"It's not because there wasn't an attempt at a robbery, but that's not what this case is about. It's not about stealing something from the dairy; it's about Mr Kumar being killed by those young men," said crown prosecutor Kieran Raftery.
Ms Pecotic was critical of the terminology of the prosecutor, who called her client "a young man".
"Legally he is a child," she said.
To fully understand what happened in the brief moments captured on footage inside the dairy, Ms Pecotic said, "we need to go back in time".
On April 12, 2009, the defendant suffered a serious head injury when a car hit him. There was no follow-up medical care, the court heard.
"So this is a 13-year-old boy who goes into the dairy ... He was not an average 13-year-old without a brain injury, without a history of drug use and neglect, and not a man as the Crown has said," Ms Pecotic said.
She pointed out her client did not look at the till when he entered but focused his attention on the fridges.
"If [the defendant] had the intention to cause grievous bodily injury, he wouldn't have lifted his left hand towards Mr Kumar. He would've immediately used his right hand with the knife, I suggest," the lawyer said.

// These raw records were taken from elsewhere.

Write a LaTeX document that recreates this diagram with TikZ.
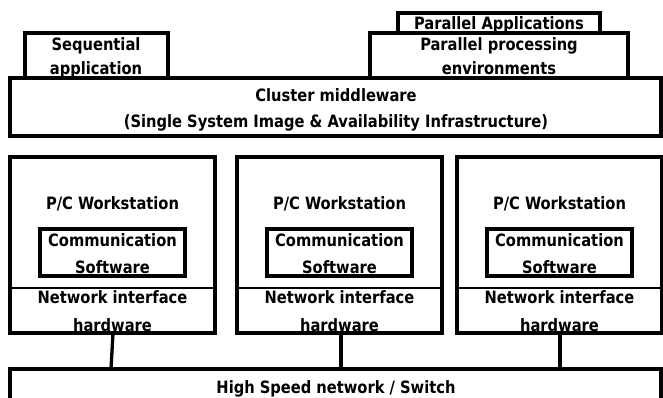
\documentclass[tikz,border=0pt]{standalone}
\usepackage{fontspec}
\setmainfont{DejaVu Sans Condensed}[BoldFont={DejaVu Sans Condensed Bold},FakeStretch=0.96]
\begin{document}
\begin{tikzpicture}[x=1pt,y=-1pt,
  box/.style={draw,line width=3.3pt},
  thinbox/.style={draw,line width=2.2pt},
  lbl/.style={font=\bfseries\fontsize{17}{19}\selectfont,inner sep=0pt,anchor=base},
  link/.style={line width=3.3pt}]
\useasboundingbox (0,0) rectangle (663,398);
\begin{scope}
\clip (0,0) rectangle (663,398);
% upper layers
\draw[box] (398,13) rectangle (600,33);
\draw[box] (25,33) rectangle (168,78);
\draw[box] (370,33) rectangle (628,78);
\draw[box] (10,78) rectangle (661,136);
% workstations
\foreach \x/\n in {10/1,237/2,457/3}{
  \draw[box] (\x,157) rectangle ++(205,176);
  \draw[thinbox] (\x,288) -- ++(205,0);
  \draw[box] (\x+30,229) rectangle ++(145,47);
  \node[lbl] at (\x+102.5,209) {P/C Workstation};
  \node[lbl] at (\x+102.5,246) {Communication};
  \node[lbl] at (\x+102.5,273) {Software};
  \node[lbl] at (\x+102.5,303) {Network interface};
  \node[lbl] at (\x+102.5,331) {hardware};
}
% switch
\draw[box] (10,369) rectangle (661,410);
\coordinate (sw1) at (111,369);
\coordinate (sw2) at (341,369);
\coordinate (sw3) at (560,369);
\end{scope}
\coordinate (ws1b) at (113,333);
\coordinate (ws2b) at (341,333);
\coordinate (ws3b) at (560,333);
\draw[link] (ws1b) -- (sw1);
\draw[link] (ws2b) -- (sw2);
\draw[link] (ws3b) -- (sw3);
% labels
\node[lbl] (pa) at (499,30) {Parallel Applications};
\node[lbl] (sq1) at (96,51) {Sequential};
\node[lbl] (sq2) at (96,75) {application};
\node[lbl] (pp1) at (499,51) {Parallel processing};
\node[lbl] (pp2) at (499,75) {environments};
\node[lbl] (cm1) at (336,102) {Cluster middleware};
\node[lbl] (cm2) at (336,128) {(Single System Image \& Availability Infrastructure)};
\node[lbl] (hs) at (336,393) {High Speed network / Switch};
\end{tikzpicture}
\end{document}
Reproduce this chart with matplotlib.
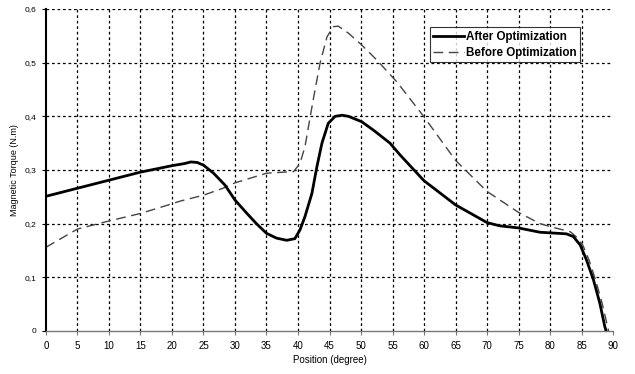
import matplotlib
matplotlib.use("Agg")
import matplotlib.pyplot as plt
import numpy as np

after_x = [0, 5, 10, 15, 20, 22, 23, 24, 25, 26.6, 28.4, 30, 31.9, 33.4, 35, 36.6, 38.2, 39.5, 40.3, 41.1,
           42.2, 43, 43.8, 44.8, 45.9, 47, 48, 50.1, 52, 54.6, 56.2, 60, 65, 70, 72, 75, 78.4, 82.6, 83.7,
           84.8, 85.8, 86.9, 87.9, 88.7, 88.9]
after_y = [0.251, 0.266, 0.281, 0.296, 0.308, 0.312, 0.315, 0.314, 0.309, 0.294, 0.272, 0.244, 0.219, 0.2,
           0.182, 0.173, 0.169, 0.172, 0.188, 0.213, 0.256, 0.306, 0.35, 0.387, 0.4, 0.402, 0.4, 0.39,
           0.374, 0.35, 0.328, 0.28, 0.235, 0.202, 0.196, 0.192, 0.184, 0.181, 0.176, 0.16, 0.132, 0.095,
           0.052, 0.008, 0.0]

before_x = [0, 5, 10, 15, 20, 21.3, 25, 28.1, 30, 35, 39.3, 40.3, 41.1, 42.4, 43.5, 44.6, 45.6, 46.4,
            48, 50.1, 52.5, 55.7, 60, 65, 70, 75, 78.4, 80.5, 83.2, 84.2, 85.2, 86.2, 87.2, 88.2, 89.3]
before_y = [0.156, 0.19, 0.205, 0.219, 0.237, 0.242, 0.253, 0.266, 0.276, 0.294, 0.297, 0.312, 0.343,
            0.43, 0.499, 0.548, 0.567, 0.568, 0.555, 0.533, 0.505, 0.464, 0.399, 0.318, 0.26,
            0.221, 0.2, 0.193, 0.185, 0.175, 0.16, 0.132, 0.096, 0.055, 0.0]

xticks = list(range(0, 95, 5))
yticks = [0, 0.1, 0.2, 0.3, 0.4, 0.5, 0.6]
ytick_labels = ["0", "0,1", "0,2", "0,3", "0,4", "0,5", "0,6"]

plt.rcParams['font.family'] = ['Liberation Sans', 'DejaVu Sans']
fig = plt.figure(figsize=(6.35, 3.74), dpi=100)
ax = fig.add_axes([0.0724, 0.115, 0.893, 0.861])

ax.set_xlim(0, 90)
ax.set_ylim(0, 0.6)

# grid lines
for xv in xticks[1:-1]:
    ax.axvline(xv, color='black', lw=0.9, ls=(0, (2.2, 2.2)), zorder=1)
for yv in yticks[1:]:
    ax.axhline(yv, color='black', lw=0.9, ls=(0, (2.2, 2.2)), zorder=1)

ax.plot(after_x, after_y, color='black', lw=2.0, label='After Optimization', zorder=3,
        solid_joinstyle='round')
ax.plot(before_x, before_y, color='#444444', lw=1.0, ls=(0, (7, 4)), label='Before Optimization', zorder=2)

for s in ['top', 'right']:
    ax.spines[s].set_visible(False)
ax.spines['left'].set_linewidth(1.5)
ax.spines['left'].set_color('black')
ax.spines['bottom'].set_linewidth(1.0)
ax.spines['bottom'].set_color('#777777')

ax.set_xticks(xticks)
ax.set_xticklabels([str(v) for v in xticks])
ax.set_yticks(yticks)
ax.set_yticklabels(ytick_labels)
ax.tick_params(axis='x', labelsize=7, length=3, color='#777777', pad=4)
ax.tick_params(axis='y', labelsize=6, length=3, color='black', pad=4)

ax.set_xlabel('Position (degree)', fontsize=7, labelpad=3)
ax.set_ylabel('Magnetic Torque (N.m)', fontsize=6.5, labelpad=4)

leg = ax.legend(loc='upper left', bbox_to_anchor=(0.677, 0.943),
                prop={'weight': 'bold', 'size': 8.4}, frameon=True, fancybox=False,
                edgecolor='black', borderpad=0.3, handlelength=2.6, handletextpad=0.2,
                labelspacing=0.35, borderaxespad=0)
leg.get_frame().set_linewidth(0.8)

fig.savefig('out.png', dpi=100)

His co-accused's lawyer, David Niven, accepted it had been his client's idea to go out that morning and persuaded his co-defendant to join him. But he said there was barely any planning about what was to happen.
He said the jury would have to decide whether the younger accused assisted in the attempted robbery.
"And did he know what [the older boy] did was a probable consequence of carrying out the robbery?"
The defence lawyer also drew the jury's attention to the CCTV footage, depicting the teen standing in the shop's doorway, which he said showed his client was not guilty.
"This is an instinctive reaction to what he sees in front of him - he steps backwards," Mr Niven said.
"If the plan was for the weapons to be used, this is the time you would use them, but he does the opposite."